= Village deities of Sri Lankan Tamils =

Village deities are a common feature of the Hindu pantheon of deities. They are known as Gramadevatas. Each Hindu region and caste of India and South Asia has its share of village deities. Sri Lankan Tamils venerate their own group of village deities throughout Sri Lanka, specifically in the Tamil-dominated north and east of the island nation.

==List of Hindu deities==

- Annamar is a deity of the Nalavar and Pallar caste.
- Ayyanar, sometimes equated with Sasta is a popular deity in almost all villages. Aiyan is the Tamil name for Buddha and the Aiyanar deity was first syncretised with Buddha.
- Elu Kanniyar take the form of seven virgins.
- Kanakampikai Amman is the guardian goddess of the Vanni region.
- Kannaki Amman is the chief deity of the coastal folk.
- Kali, also Bhadrakali, is a popular female deity.

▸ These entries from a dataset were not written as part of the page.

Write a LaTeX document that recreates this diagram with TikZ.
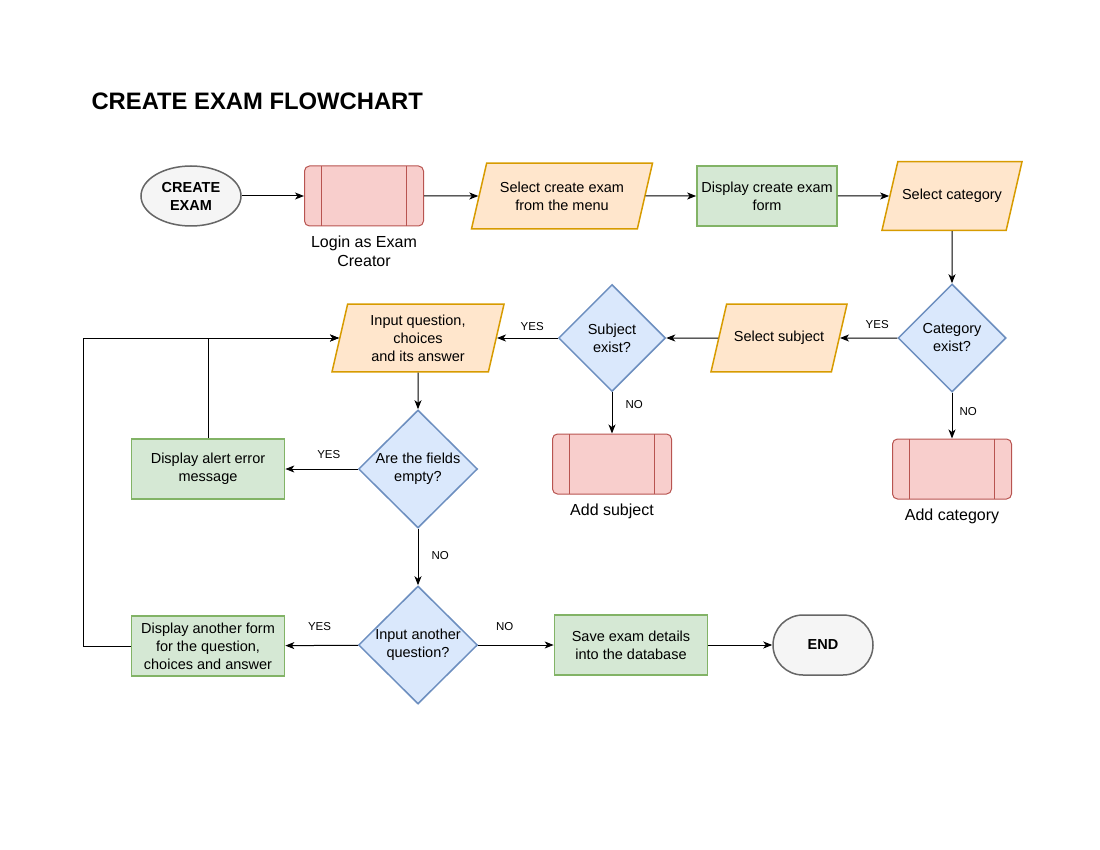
\documentclass[tikz,border=0pt]{standalone}
\usepackage{fontspec}
\setmainfont{Liberation Sans}
\usetikzlibrary{positioning,arrows.meta,shapes.geometric}
\definecolor{orgF}{HTML}{FFE6CC}
\definecolor{orgS}{HTML}{D79B00}
\definecolor{grnF}{HTML}{D5E8D4}
\definecolor{grnS}{HTML}{82B366}
\definecolor{bluF}{HTML}{DAE8FC}
\definecolor{bluS}{HTML}{6C8EBF}
\definecolor{redF}{HTML}{F8CECC}
\definecolor{redS}{HTML}{B85450}
\definecolor{gryF}{HTML}{F5F5F5}
\definecolor{gryS}{HTML}{666666}

\begin{document}
\begin{tikzpicture}[x=1pt,y=-1pt,font=\fontsize{14.5pt}{18pt}\selectfont,
  >={Stealth[length=9pt,width=7pt,inset=2.5pt]},
  arr/.style={->,line width=1pt},
  term/.style={ellipse,draw=gryS,fill=gryF,line width=1.5pt,minimum width=100pt,minimum height=60pt,align=center,font=\fontsize{14.5pt}{18pt}\selectfont\bfseries},
  endbox/.style={draw=gryS,fill=gryF,line width=1.5pt,rounded corners=30pt,minimum width=100pt,minimum height=60pt,font=\fontsize{14.5pt}{18pt}\selectfont\bfseries},
  proc/.style={draw=redS,fill=redF,line width=1pt,rounded corners=5pt,minimum width=119pt,minimum height=60pt,
    path picture={\draw[redS,line width=1pt]
      ([xshift=17pt]path picture bounding box.north west) -- ([xshift=17pt]path picture bounding box.south west)
      ([xshift=-17pt]path picture bounding box.north east) -- ([xshift=-17pt]path picture bounding box.south east);}},
  para/.style={trapezium,trapezium left angle=77,trapezium right angle=103,trapezium stretches body=true,
    draw=orgS,fill=orgF,line width=1.5pt,inner ysep=#1,inner xsep=1pt,align=center},
  para/.default=18.5pt,
  act/.style={draw=grnS,fill=grnF,line width=1.7pt,minimum width=153pt,minimum height=60pt,inner sep=1pt,align=center},
  dec/.style={diamond,draw=bluS,fill=bluF,line width=1.5pt,aspect=1,inner sep=0pt,align=center},
  captxt/.style={font=\fontsize{16pt}{19pt}\selectfont,align=center},
  lbl/.style={font=\fontsize{11.5pt}{13pt}\selectfont,inner sep=1pt}]
  \useasboundingbox (0,0) rectangle (1100,850);
  \node[anchor=west,font=\fontsize{23.8pt}{28pt}\selectfont\bfseries] (title) at (88,101) {CREATE EXAM FLOWCHART};
  % top row
  \node[term] (start) at (191,196) {CREATE\\EXAM};
  \node[proc] (login) at (364,196) {};
  \node[captxt,below=6pt of login] (logincap) {Login as Exam\\Creator};
  \node[para,minimum width=181pt] (selexam) at (562,196) {Select create exam\\from the menu};
  \node[act,minimum width=140pt] (dispform) at (767,196) {Display create exam\\form};
  \node[para=27.5pt,minimum width=140pt] (selcat) at (952,196) {Select category};
  % second row
  \node[dec,minimum width=108pt,minimum height=108pt] (catex) at (952,338) {Category\\exist?};
  \node[proc] (addcat) at (952,469) {};
  \node[captxt,below=6pt of addcat] (addcatcap) {Add category};
  \node[para=27pt,minimum width=136pt] (selsub) at (779,338) {Select subject};
  \node[dec,minimum width=107pt,minimum height=107pt] (subex) at (612,338) {Subject\\exist?};
  \node[proc] (addsub) at (612,464) {};
  \node[captxt,below=6pt of addsub] (addsubcap) {Add subject};
  \node[para=10.5pt,minimum width=172pt] (inq) at (418,338) {Input question,\\choices\\and its answer};
  % lower part
  \node[dec,minimum width=119pt,minimum height=118pt] (empty) at (418,469) {Are the fields\\empty?};
  \node[act] (alert) at (208,469) {Display alert error\\message};
  \node[dec,minimum width=119pt,minimum height=118pt] (another) at (418,645) {Input another\\question?};
  \node[act] (newform) at (208,646) {Display another form\\for the question,\\choices and answer};
  \node[act] (save) at (631,645) {Save exam details\\into the database};
  \node[endbox] (end) at (823,645) {END};
  % connectors
  \draw[arr] (start) -- (login);
  \draw[arr] (login) -- (selexam);
  \draw[arr] (selexam) -- (dispform);
  \draw[arr] (dispform) -- (selcat);
  \draw[arr] (selcat) -- (catex);
  \draw[arr] (catex) -- node[lbl,above=8pt,pos=.35]{YES} (selsub);
  \draw[arr] (catex) -- node[lbl,right=6pt,pos=.4]{NO} (addcat);
  \draw[arr] (selsub) -- (subex);
  \draw[arr] (subex) -- node[lbl,above=6pt,pos=.42]{YES} (inq);
  \draw[arr] (subex) -- node[lbl,right=12pt,pos=.3]{NO} (addsub);
  \draw[arr] (inq) -- (empty);
  \draw[arr] (empty) -- node[lbl,above=9pt,pos=.4]{YES} (alert);
  \draw[arr] (alert.north) |- (inq.west);
  \draw[arr] (empty) -- node[lbl,right=12pt,pos=.48]{NO} (another);
  \draw[arr] (another) -- node[lbl,above=13pt,pos=.53]{YES} (newform);
  \draw[arr] (newform.west) -- ++(-47,0) |- (inq.west);
  \draw[arr] (another) -- node[lbl,above=13pt,pos=.35]{NO} (save);
  \draw[arr] (save) -- (end);
\end{tikzpicture}
\end{document}
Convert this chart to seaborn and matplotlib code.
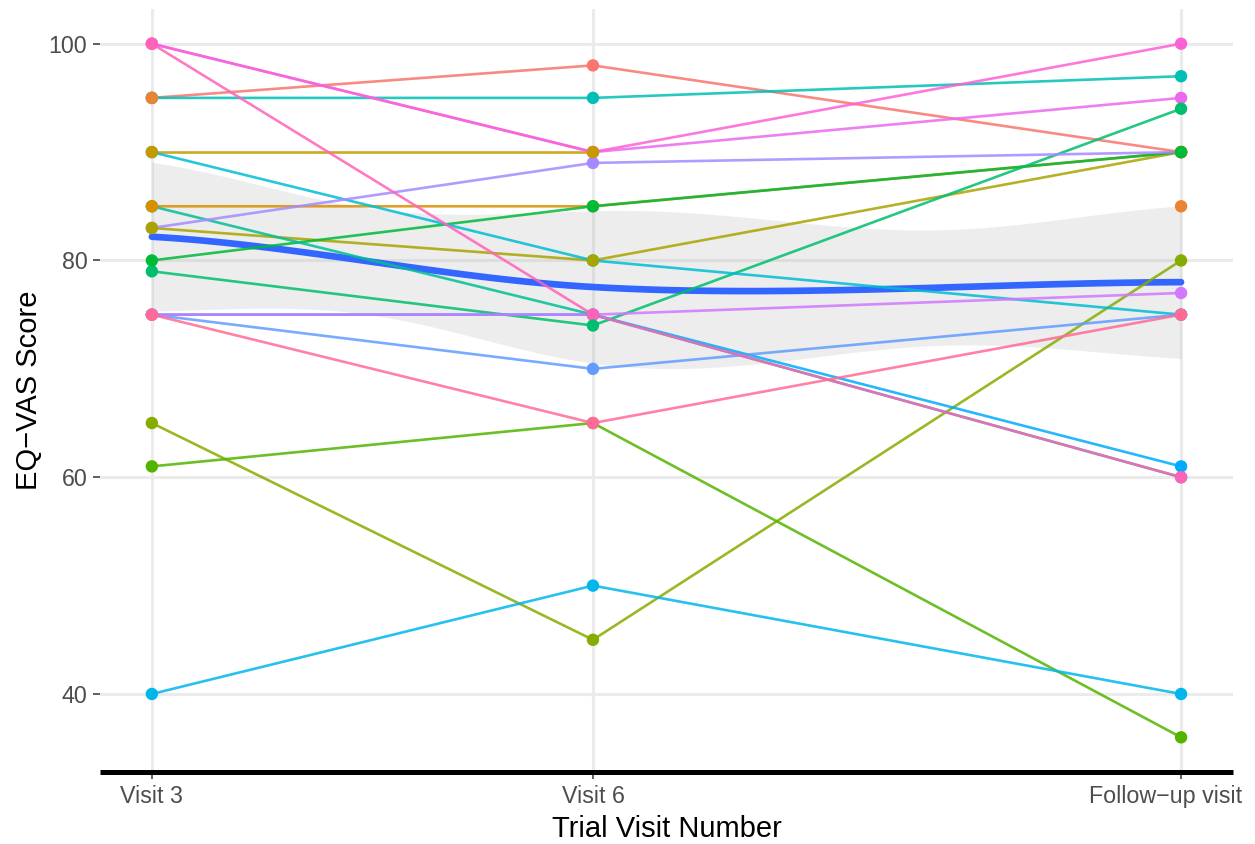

Bhadrakali and also Vairavar (common deity in most villages) are both also worshipped in the form of the trishula.
- Kattavarayan is a heroic saviour god and a deity of the Kōviars.
- Naccimar is a women's goddess often conflated with Mariamman or Ampal, the mother Goddess.
- Naka Tampiran, a form of Shiva is also common deity in most villages.
- Periyatampiran, a form of Shiva is a caste deity of the Vannar
- Valliyakkan, a Yaksha deity popular among the Paraiyars.
- Varunan, the sea god, used as totem by the Karaiyars.
- Virumar, a form of Brahma is a deity of the Kollar and Tattar.
- Ilanthari

==Sanskritisation==

The identities of some of above the lesser known deities had been lost and most of them are now identified as Vairavar and Kali. Both are worshipped in the form of Trisulam. Furthermore, the Saiva revivalism initiated by Arumuga Navalar has enabled many high status Tamils to subsume the village deities within the Agamic pantheon. Within the Jaffna Peninsula, a number of temples dedicated to Kannaki Amman has been converted to Bhuvaneshwari, Rajarajeshwari and Mariamman temples. Other deities whose worship is undergoing transformation in the region are Annamar and Valliyakkan, converted into Muruga and Narayana. The religious reforms that have taken place in Jaffna society since the 19th century have oriented religious practices towards the complete adoption of the agamic rite and the exclusive use of Brahmins for worship. Nowadays, Sri Lankan Tamil religious practices, particularly in the northern part of the island, are largely influenced by South Indian Tamil Brahminical and Saiva Siddhanta orthodoxies.

Similarly have some of the deities been Christianized under the colonial influences. As many coastal inhabitants were under Portuguese rule converted to Catholicism, were many coastal Kannaki Amman shrines converted to churches of Our Lady (a title of Mary, mother of Jesus).